Cuba: Prison guards brutally beat jailed Cuban journalist



13 January 2004
http://www.rsf.org/article.php3?id_article=9031

Reporters Without Borders has strongly condemned an assault against a
journalist who was brutally beaten by prison guards in the provincial
Guantánamo prison, eastern Cuba, and urged the authorities to punish his
assailants and to protect prisoners from further harm.

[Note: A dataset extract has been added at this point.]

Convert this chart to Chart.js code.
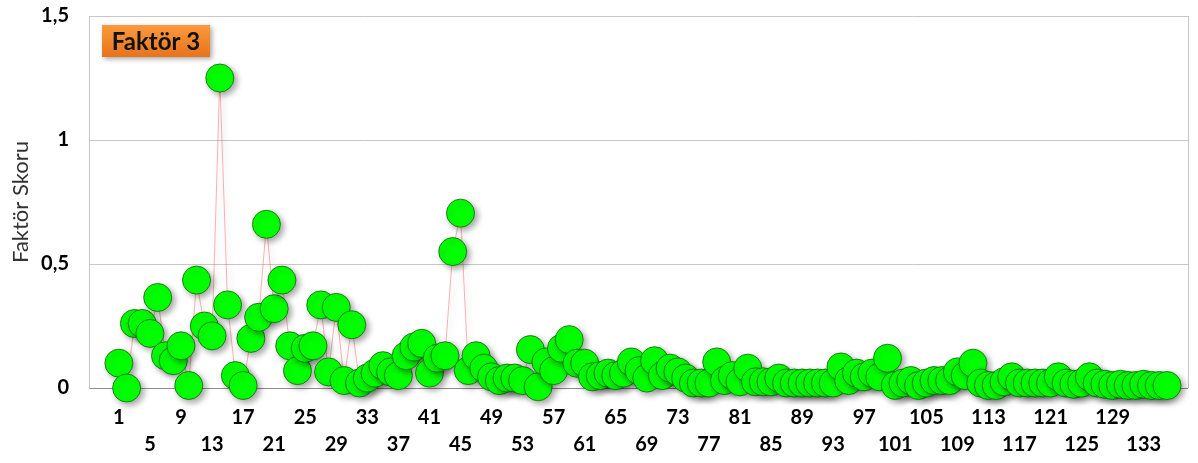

Victor Rolando Arroyo Carmona was taken from his cell by three prison guards
on 31 December and dragged to room where they beat him about the face and
body. They also deliberately shut his leg in a door. He told his wife Elsa
González Padrón in a telephone call on 7 January that he was still suffering
from the after effects of the attack.

"It is the second time in a month that a jailed journalist has been
attacked," said Robert Ménard, secretary general of Reporters Without
Borders. "The Cuban authorities are responsible for the state of health of
the 30 journalists imprisoned in Cuba for having exercised their right to
freedom of opinion as guaranteed by several international treaties ratified
by this country."

The journalist was attacked after complaining about being transferred to
Building 4B of the prison where 235 common-law prisoners are locked up in
appalling conditions. Common-law prisoners are often made use of by the
authorities to harass political prisoners.

The journalist's wife said she was also very concerned about the state of
health of her husband who suffers from heart and liver problems and whose
blood pressure is unstable. He was put in solitary confinement during the
summer of 2003 for protesting against ill treatment meted out to another
prisoner.

Another independent imprisoned journalist Juan Adolfo Fernández Saínz was
physically attacked by a common-law prisoner on 6 December as he tried to
dissuade him from beating a fellow prisoner. No action was taken against his
assailant.

Arroyo Carmona was arrested with 26 other independent journalists and 50
other dissidents in an unprecedented crackdown in March 2003. They were
sentenced to terms from six to 28 years in prison.